Although the watch runs, a trip to the timer reveals that it's not running very well - 6 minutes fast per day is way too fast... even for a "vintage watch" and the beat error isn't too good either.  I think plus or minus 1 minute per day is within reason - although plus or minus 30 seconds or better isn't unrealistic either.


The stainless steel back shows signs of someone trying to open the case from the rear - but this watch opens through the crystal.


With the faceted crystal out of the way you can see the dial has a sort of haze over it.  A section of the N in Hamilton is missing, as is a tiny section of the seconds register.  So I'm going to leave this dial as-is and not try to clean it - there's a significant probability that any attempt to clean it would remove the printing all together.
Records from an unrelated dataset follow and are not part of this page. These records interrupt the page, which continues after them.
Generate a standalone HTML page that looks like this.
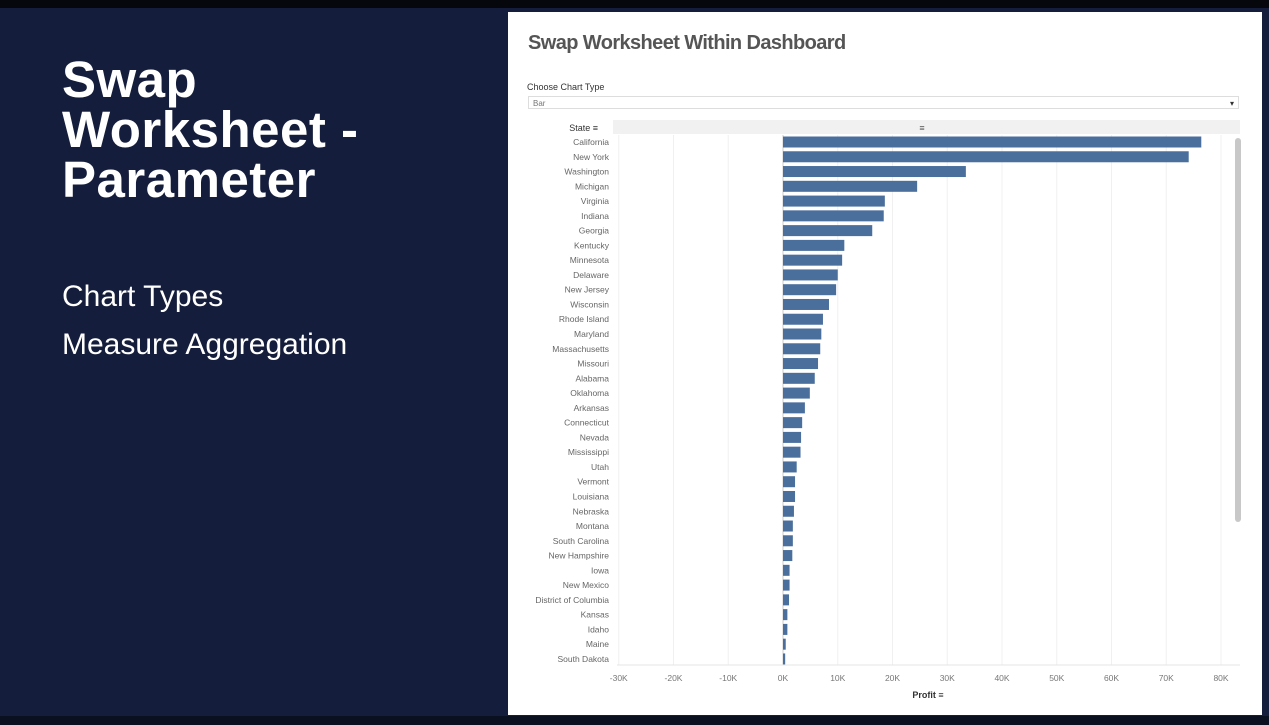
<!DOCTYPE html>
<html><head><meta charset="utf-8"><style>
body{margin:0;width:1269px;height:725px;overflow:hidden;background:#141d3b;font-family:"Liberation Sans",sans-serif;position:relative}
.abs{position:absolute}
</style></head><body>
<div class="abs" style="left:0;top:0;width:1269px;height:8px;background:#05070d"></div>
<div class="abs" style="left:62px;top:55px;color:#fff;font-size:51px;font-weight:bold;line-height:50px;letter-spacing:0.5px">Swap<br>Worksheet -<br>Parameter</div>
<div class="abs" style="left:62px;top:280px;color:#fff;font-size:30px">Chart Types</div>
<div class="abs" style="left:62px;top:328px;color:#fff;font-size:30px">Measure Aggregation</div>
<div class="abs" style="left:508px;top:12px;width:754px;height:703px;background:#fff"></div>
<div class="abs" style="left:0;top:716px;width:1269px;height:9px;background:#0b1020"></div>
<div class="abs" style="left:528px;top:32px;font-size:20px;font-weight:bold;color:#555;letter-spacing:-0.6px">Swap Worksheet Within Dashboard</div>
<div class="abs" style="left:527px;top:82px;font-size:9px;color:#333">Choose Chart Type</div>
<div class="abs" style="left:528px;top:96px;width:711px;height:13px;border:1px solid #ddd;font-size:8px;color:#777;line-height:13px;padding-left:4px;box-sizing:border-box">Bar<span style="position:absolute;right:4px;color:#333">▾</span></div>
<svg class="abs" style="left:0;top:0" width="1269" height="725" id="chart"></svg>
<script>
const states=["California","New York","Washington","Michigan","Virginia","Indiana","Georgia","Kentucky","Minnesota","Delaware","New Jersey","Wisconsin","Rhode Island","Maryland","Massachusetts","Missouri","Alabama","Oklahoma","Arkansas","Connecticut","Nevada","Mississippi","Utah","Vermont","Louisiana","Nebraska","Montana","South Carolina","New Hampshire","Iowa","New Mexico","District of Columbia","Kansas","Idaho","Maine","South Dakota"];
const profit=[76.4,74.1,33.4,24.5,18.6,18.4,16.3,11.2,10.8,10.0,9.7,8.4,7.3,7.0,6.8,6.4,5.8,4.9,4.0,3.5,3.3,3.2,2.5,2.2,2.2,2.0,1.8,1.8,1.7,1.2,1.2,1.1,0.8,0.8,0.5,0.4];
const ticks=[-30,-20,-10,0,10,20,30,40,50,60,70,80];
const NS="http://www.w3.org/2000/svg",svg=document.getElementById('chart');
const x=v=>783+v*5.475, y=i=>142+i*14.77;
function mk(t,a){const e=document.createElementNS(NS,t);for(const k in a)e.setAttribute(k,a[k]);svg.appendChild(e);return e;}
let h=mk('rect',{x:613,y:120,width:627,height:14,fill:'#f1f1f1'});


let sl=mk('text',{x:598,y:131,'font-size':9,'text-anchor':'end',fill:'#333'});sl.textContent='State ≡';


let si=mk('text',{x:922,y:131,'font-size':9,'text-anchor':'middle',fill:'#555'});si.textContent='≡';


ticks.forEach(t=>{
 let g=mk('line',{x1:x(t),x2:x(t),y1:135,y2:665,stroke:t==0?'#ccc':'#f0f0f0','stroke-width':1});
 
 
 let l=mk('text',{x:x(t),y:681,'font-size':8.5,'text-anchor':'middle',fill:'#777'});l.textContent=t+'K';
 
 
});
mk('line',{x1:617,x2:1240,y1:665,y2:665,stroke:'#e5e5e5'});
states.forEach((s,i)=>{
 let l=mk('text',{x:609,y:y(i)+3,'font-size':8.5,'text-anchor':'end',fill:'#666'});l.textContent=s;
 
 
 let b=mk('rect',{x:x(0),y:y(i)-5.5,width:x(profit[i])-x(0),height:11,fill:'#4a6f9c'});
 
 
});
let sb=mk('rect',{x:1235,y:138,width:6,height:384,rx:3,fill:'#c8c8c8'});


let xt=mk('text',{x:928,y:698,'font-size':9,'text-anchor':'middle',fill:'#333','font-weight':'bold'});xt.textContent='Profit ≡';


</script>
</body></html>
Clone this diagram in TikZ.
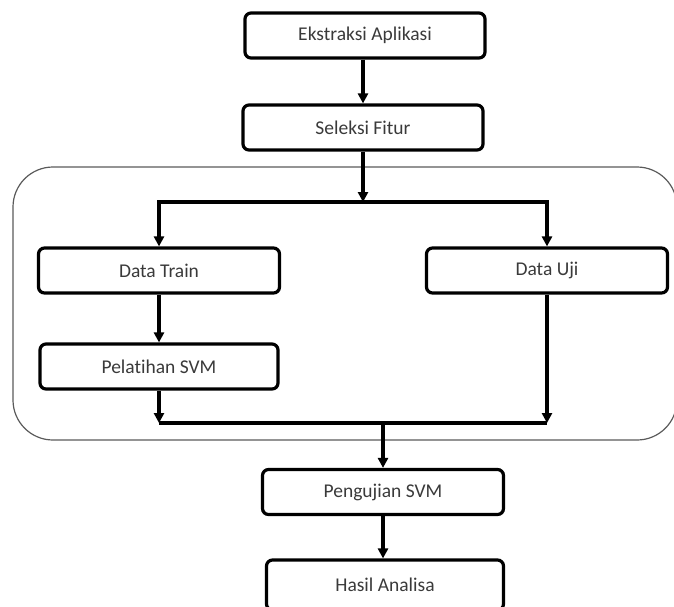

It will look a lot better when it's under a new crystal.


The 686 movement is in decent shape but definitely needs a thorough cleaning.


The dial-side of the main plate is also fairly dirty - so this watch has clearly not been serviced in quite some time.


Finding this style of crystal is pretty tricky but it's a requirement.  A non-faceted crystal would change the watch's overall appearance.  Not a lot of places carry this style and GS crystals are not the right profile (they stand way too tall).  Stella DEC crystals are the best alternative I have found.  This watch takes a 30.6mm diameter crystal.


The movement is completely disassembled, cleaned and dried before being reassembled with fresh oil.


The newly reassembled movement is ticking away nicely but you never know how well it's running until it goes onto the timer.


The 686 is a nice movement and it allows you to adjust both the beat rate and the beat error so I was able to fine tune the movement to a very acceptable performance.


And here's the finished project watch, running well and outfitted with a fresh crystal.  My camera is merciless and shows every flaw in the dial.  It looks way better in person and the gold accents along with the facets in the crystal really make this Sea Raven sparkle!